Quick reference. Tapioca starch is ~88% starch, neutral in flavor, low-retrogradation. It thickens only after the base is heated past ~58 °C.

How It Works in a Mix
Starch does its job through gelatinization. Below about 58 °C the granules sit inert. As the base is heated through roughly 58–70 °C, they absorb water and swell, thickening the liquid and trapping free water that would otherwise grow into large ice crystals. That trapped water is the whole point: fewer, smaller crystals means a smoother, less icy scoop and a fuller body on the palate.
Unlike sugars, starch barely touches the freezing point. It is a large polymer, so it contributes almost nothing to PAC and adds no sweetness or POD. What it does add is total solids in the "other solids" bucket, which is why a starch dose has to be counted when you balance the recipe and tracked against your total solids target.

Dosage and Technique
A working dose is 0.5–2.0% of the total mix weight. Below that you get little effect; above it the texture turns gummy and pasty, masking flavor. Disperse the powder in a little cold milk or water to make a slurry before adding it, then heat the whole base through the gelatinization window while stirring. Hold the temperature long enough for the starch to fully hydrate, or the body will feel thin once frozen.

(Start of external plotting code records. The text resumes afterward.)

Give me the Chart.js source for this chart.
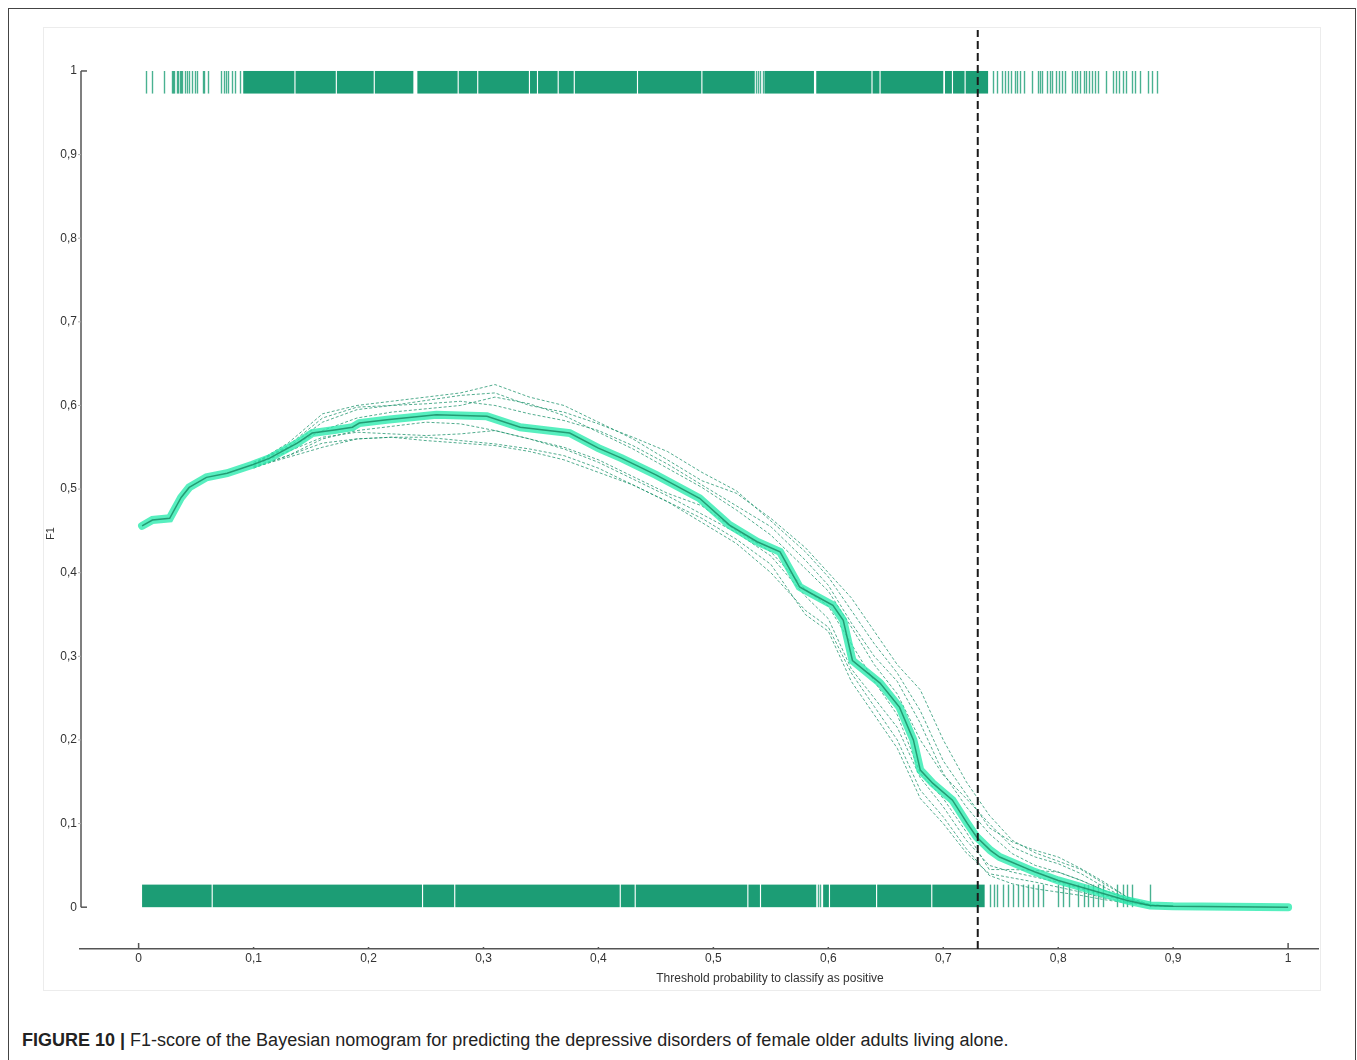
<!DOCTYPE html>
<html>
<head>
<meta charset="utf-8">
<script src="https://cdn.jsdelivr.net/npm/chart.js@4.4.1/dist/chart.umd.min.js"></script>
<style>
  body { margin: 0; width: 1357px; height: 1060px; background: #fff; overflow: hidden; position: relative; font-family: "Liberation Sans", Arial, sans-serif; }
  .frame { position: absolute; left: 8px; top: 8px; width: 1346px; height: 1100px; border: 1.5px solid #444; border-bottom: none; }
  .panel { position: absolute; left: 44px; top: 28px; width: 1276px; height: 962px; box-shadow: 0 0 0 1px #ececec; }
  canvas { position: absolute; left: 0; top: 0; }
  .caption { position: absolute; left: 22px; top: 1030px; font-size: 18px; color: #222; white-space: nowrap; }
  .caption b { font-weight: bold; }
</style>
</head>
<body>
<div class="frame"></div>
<div class="panel"><canvas id="f1Chart" width="1276" height="962"></canvas></div>
<div class="caption"><b>FIGURE 10 |</b> F1-score of the Bayesian nomogram for predicting the depressive disorders of female older adults living alone.</div>
<script>
// mean F1 curve
const thresholdX = [0.003, 0.012, 0.027, 0.037, 0.044, 0.059, 0.077, 0.099, 0.114, 0.138, 0.151, 0.172, 0.186, 0.192, 0.216, 0.259, 0.303, 0.332, 0.375, 0.4, 0.42, 0.45, 0.488, 0.514, 0.538, 0.558, 0.575, 0.584, 0.604, 0.613, 0.621, 0.645, 0.662, 0.674, 0.68, 0.691, 0.708, 0.721, 0.729, 0.741, 0.749, 0.78, 0.8, 0.83, 0.86, 0.88, 0.9, 0.95, 1.0];
const meanF1 = [0.456, 0.463, 0.465, 0.49, 0.502, 0.514, 0.519, 0.529, 0.537, 0.555, 0.567, 0.571, 0.574, 0.579, 0.583, 0.589, 0.587, 0.574, 0.567, 0.549, 0.537, 0.517, 0.489, 0.457, 0.437, 0.425, 0.383, 0.376, 0.361, 0.343, 0.295, 0.268, 0.239, 0.2, 0.164, 0.148, 0.128, 0.1, 0.084, 0.068, 0.06, 0.042, 0.032, 0.02, 0.008, 0.002, 0.001, 0.0005, 0];

// individual runs (dashed)
const runX = [0.1, 0.13, 0.16, 0.19, 0.22, 0.25, 0.28, 0.31, 0.34, 0.37, 0.4, 0.43, 0.46, 0.49, 0.52, 0.55, 0.58, 0.6, 0.62, 0.64, 0.66, 0.68, 0.7, 0.72, 0.74, 0.76, 0.78, 0.8, 0.82, 0.84, 0.86, 0.88, 0.9];
const run1 = [0.53, 0.555, 0.59, 0.6, 0.605, 0.61, 0.615, 0.625, 0.61, 0.6, 0.58, 0.56, 0.535, 0.51, 0.495, 0.465, 0.43, 0.40, 0.37, 0.33, 0.29, 0.26, 0.2, 0.15, 0.11, 0.08, 0.065, 0.055, 0.045, 0.028, 0.012, 0.003, 0.001];
const run2 = [0.525, 0.54, 0.555, 0.56, 0.562, 0.558, 0.555, 0.552, 0.545, 0.535, 0.52, 0.505, 0.485, 0.465, 0.44, 0.41, 0.35, 0.33, 0.27, 0.23, 0.19, 0.13, 0.1, 0.065, 0.04, 0.035, 0.03, 0.024, 0.018, 0.011, 0.006, 0.002, 0.001];
const run3 = [0.53, 0.55, 0.58, 0.595, 0.6, 0.602, 0.605, 0.6, 0.59, 0.582, 0.57, 0.552, 0.53, 0.505, 0.48, 0.455, 0.415, 0.385, 0.34, 0.3, 0.27, 0.22, 0.16, 0.12, 0.088, 0.064, 0.05, 0.042, 0.032, 0.02, 0.01, 0.003, 0.001];
const run4 = [0.527, 0.54, 0.56, 0.57, 0.575, 0.58, 0.578, 0.57, 0.56, 0.55, 0.535, 0.515, 0.495, 0.48, 0.45, 0.425, 0.38, 0.36, 0.315, 0.27, 0.23, 0.16, 0.13, 0.09, 0.045, 0.045, 0.044, 0.042, 0.032, 0.02, 0.01, 0.003, 0.001];
const run5 = [0.532, 0.55, 0.57, 0.585, 0.592, 0.596, 0.6, 0.61, 0.602, 0.588, 0.568, 0.548, 0.525, 0.502, 0.475, 0.445, 0.405, 0.378, 0.335, 0.29, 0.255, 0.2, 0.158, 0.13, 0.1, 0.072, 0.06, 0.052, 0.04, 0.024, 0.01, 0.002, 0.001];
const run6 = [0.528, 0.545, 0.562, 0.568, 0.566, 0.564, 0.566, 0.57, 0.56, 0.548, 0.532, 0.512, 0.492, 0.47, 0.448, 0.42, 0.372, 0.345, 0.285, 0.25, 0.215, 0.155, 0.12, 0.08, 0.05, 0.042, 0.036, 0.03, 0.022, 0.014, 0.007, 0.002, 0.001];
const run7 = [0.53, 0.552, 0.585, 0.598, 0.6, 0.606, 0.612, 0.615, 0.6, 0.592, 0.578, 0.562, 0.545, 0.52, 0.498, 0.462, 0.425, 0.395, 0.355, 0.315, 0.28, 0.235, 0.175, 0.135, 0.095, 0.078, 0.068, 0.06, 0.046, 0.03, 0.012, 0.003, 0.001];
const run8 = [0.526, 0.538, 0.55, 0.56, 0.562, 0.562, 0.558, 0.554, 0.548, 0.54, 0.525, 0.505, 0.485, 0.46, 0.435, 0.4, 0.355, 0.335, 0.28, 0.24, 0.2, 0.14, 0.108, 0.07, 0.038, 0.028, 0.022, 0.018, 0.014, 0.009, 0.005, 0.002, 0.001];

const cutoff = 0.73;

// rug of predicted probabilities: positives (top) and negatives (bottom)
const posBands = [[0.091, 0.1355], [0.1365, 0.1715], [0.1725, 0.2045], [0.2055, 0.239], [0.2425, 0.2775], [0.2785, 0.2945], [0.2955, 0.3395], [0.3405, 0.3465], [0.3475, 0.3645], [0.3655, 0.3785], [0.3795, 0.4335], [0.4345, 0.4895], [0.4905, 0.536], [0.5445, 0.5875], [0.5895, 0.6375], [0.6385, 0.6445], [0.6455, 0.700], [0.7015, 0.7075], [0.7085, 0.7185], [0.7195, 0.739]];
const posTicks = [0.006, 0.012, 0.022, 0.029, 0.030, 0.031, 0.033, 0.034, 0.036, 0.037, 0.038, 0.040, 0.042, 0.044, 0.046, 0.049, 0.051, 0.056, 0.057, 0.060, 0.072, 0.074, 0.076, 0.078, 0.081, 0.084, 0.088, 0.537, 0.539, 0.541, 0.543, 0.743, 0.747, 0.751, 0.754, 0.756, 0.759, 0.762, 0.764, 0.767, 0.770, 0.777, 0.782, 0.784, 0.786, 0.790, 0.793, 0.795, 0.798, 0.801, 0.803, 0.806, 0.812, 0.815, 0.816, 0.819, 0.822, 0.824, 0.827, 0.829, 0.832, 0.835, 0.842, 0.848, 0.850, 0.853, 0.856, 0.859, 0.864, 0.867, 0.871, 0.878, 0.882, 0.886];
const negBands = [[0.003, 0.0635], [0.0645, 0.2465], [0.2475, 0.2745], [0.2755, 0.4185], [0.4195, 0.4315], [0.4325, 0.5295], [0.5305, 0.5405], [0.5415, 0.5895], [0.5955, 0.6005], [0.6015, 0.6415], [0.6425, 0.6895], [0.6905, 0.736]];
const negTicks = [0.591, 0.593, 0.741, 0.744, 0.747, 0.752, 0.756, 0.761, 0.765, 0.769, 0.774, 0.778, 0.782, 0.787, 0.800, 0.804, 0.809, 0.817, 0.822, 0.826, 0.830, 0.835, 0.839, 0.851, 0.856, 0.860, 0.864, 0.880];

const xTicks = [0, 0.1, 0.2, 0.3, 0.4, 0.5, 0.6, 0.7, 0.8, 0.9, 1];
const yTicks = [0, 0.1, 0.2, 0.3, 0.4, 0.5, 0.6, 0.7, 0.8, 0.9, 1];
const xTitle = "Threshold probability to classify as positive";
const yTitle = "F1";

const rugColor = "rgba(28, 157, 117, 1)";
const tickColor = "rgba(28, 157, 117, 0.8)";
const axisColor = "#555";
const fontFamily = "'Liberation Sans Narrow', 'Liberation Sans', Arial";
const labelFont = { family: fontFamily, size: 12 };

const toPoints = (xs, ys) => xs.map((x, i) => ({ x, y: ys[i] }));
const fmt = (v) => String(Math.round(v * 10) / 10).replace(".", ",");

const rugPlugin = {
  id: "rug",
  beforeDatasetsDraw(chart) {
    const { ctx, scales: { x, y } } = chart;
    const drawRug = (bands, ticks, v0, v1) => {
      const top = y.getPixelForValue(v1);
      const bottom = y.getPixelForValue(v0);
      ctx.fillStyle = rugColor;
      bands.forEach(([a, b]) => {
        const x0 = x.getPixelForValue(a);
        ctx.fillRect(x0, top, x.getPixelForValue(b) - x0, bottom - top);
      });
      ctx.strokeStyle = tickColor;
      ctx.lineWidth = 1.4;
      ticks.forEach((t) => {
        const px = Math.round(x.getPixelForValue(t)) + 0.5;
        ctx.beginPath();
        ctx.moveTo(px, top);
        ctx.lineTo(px, bottom);
        ctx.stroke();
      });
    };
    ctx.save();
    drawRug(posBands, posTicks, 0.973, 1.0);
    drawRug(negBands, negTicks, 0, 0.027);
    ctx.restore();
  },
  afterDraw(chart) {
    const { ctx, chartArea, scales: { x, y } } = chart;
    ctx.save();
    ctx.strokeStyle = axisColor;
    ctx.lineWidth = 1.5;
    // y spine only between 0 and 1
    const sx = chartArea.left + 1;
    ctx.beginPath();
    ctx.moveTo(sx, y.getPixelForValue(1));
    ctx.lineTo(sx, y.getPixelForValue(0));
    ctx.stroke();
    yTicks.forEach((v) => {
      const py = y.getPixelForValue(v);
      ctx.beginPath();
      if (v === 0 || v === 1) {
        ctx.moveTo(sx, py);
        ctx.lineTo(sx + 6, py);
      } else {
        ctx.lineWidth = 1;
        ctx.strokeStyle = "#aaa";
        ctx.moveTo(sx - 3, py);
        ctx.lineTo(sx, py);
      }
      ctx.stroke();
      ctx.lineWidth = 1.5;
      ctx.strokeStyle = axisColor;
    });
    xTicks.forEach((v) => {
      const px = x.getPixelForValue(v);
      const len = v === 0 || v === 1 ? 6 : 2;
      ctx.beginPath();
      ctx.moveTo(px, chartArea.bottom);
      ctx.lineTo(px, chartArea.bottom - len);
      ctx.stroke();
    });

    // axis titles (offset from centre as in the original figure)
    ctx.fillStyle = "#333";
    ctx.textAlign = "center";
    ctx.textBaseline = "middle";
    ctx.font = `12px ${fontFamily}`;
    ctx.fillText(xTitle, (chartArea.left + chartArea.right) / 2 + 71, chartArea.bottom + 30);
    ctx.translate(7, (chartArea.top + chartArea.bottom) / 2 + 44);
    ctx.rotate(-Math.PI / 2);
    ctx.font = `11px ${fontFamily}`;
    ctx.fillText(yTitle, 0, 0);
    ctx.restore();
  },
};

const runs = [run1, run2, run3, run4, run5, run6, run7, run8];

const datasets = [
  {
    data: [{ x: cutoff, y: -0.05 }, { x: cutoff, y: 1.05 }],
    borderColor: "#1a1a1a",
    borderWidth: 2,
    borderDash: [8, 4],
  },
  {
    data: toPoints(thresholdX, meanF1),
    borderColor: "rgba(22, 135, 98, 0.8)",
    borderWidth: 1.5,
  },
  {
    data: toPoints(thresholdX, meanF1),
    borderColor: "rgba(45, 235, 175, 0.8)",
    borderWidth: 8,
    borderCapStyle: "round",
  },
  ...runs.map((run) => ({
    data: toPoints(runX, run),
    borderColor: "rgba(25, 145, 105, 0.75)",
    borderWidth: 1,
    borderDash: [3, 2],
  })),
];

new Chart(document.getElementById("f1Chart"), {
  type: "scatter",
  data: { datasets },
  options: {
    responsive: false,
    animation: false,
    devicePixelRatio: 1,
    showLine: true,
    elements: { point: { radius: 0 }, line: { tension: 0 } },
    layout: { padding: { left: 0, right: 2, top: 2, bottom: 0 } },
    plugins: { legend: { display: false }, tooltip: { enabled: false } },
    scales: {
      x: {
        type: "linear",
        min: -0.051,
        max: 1.026,
        afterBuildTicks: (s) => { s.ticks = xTicks.map((v) => ({ value: v })); },
        afterFit: (s) => { s.height = 41; s.paddingLeft = 0; s.paddingRight = 0; },
        ticks: { callback: fmt, font: labelFont, color: "#333", padding: 2, maxRotation: 0, autoSkip: false },
        grid: { display: false, drawTicks: false },
        border: { display: true, color: axisColor, width: 1.5 },
      },
      y: {
        type: "linear",
        min: -0.05,
        max: 1.049,
        afterBuildTicks: (s) => { s.ticks = yTicks.map((v) => ({ value: v })); },
        afterFit: (s) => { s.width = 36; s.paddingTop = 0; s.paddingBottom = 0; },
        ticks: { callback: fmt, font: labelFont, color: "#333", padding: 3 },
        grid: { display: false, drawTicks: false },
        border: { display: false },
      },
    },
  },
  plugins: [rugPlugin],
});
</script>
</body>
</html>
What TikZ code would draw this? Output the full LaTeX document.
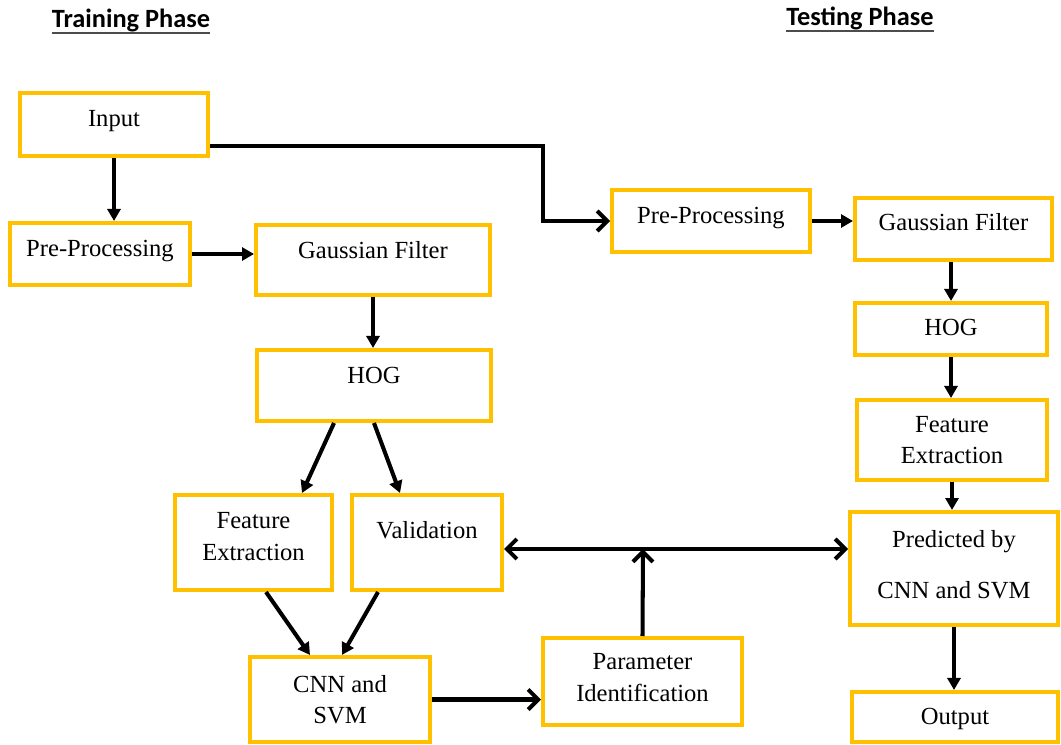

| Property | Tapioca starch | Typical gum (e.g. guar) |
|---|---|---|
| Source | Cassava root | Seed / microbial |
| Label | Clean, gluten-free | Often an E-number |
| Needs heat to work | Yes | No (cold-swelling) |
| Flavor | Neutral | Neutral to slightly beany |
| Typical dose | 0.5–2.0% | 0.1–0.3% |
Where It Fits
Starch-thickened bases are traditional, not novel. Sicilian crema recipes have long leaned on wheat or corn starch instead of egg yolks. Tapioca is the modern, gluten-free, clean-label swap in that lineage — useful when you want body without gums, egg, or a long ingredient list. It pairs well with a light stabilizer blend or can carry a base on its own, and it is a natural fit for anyone comparing egg yolks against stabilizers.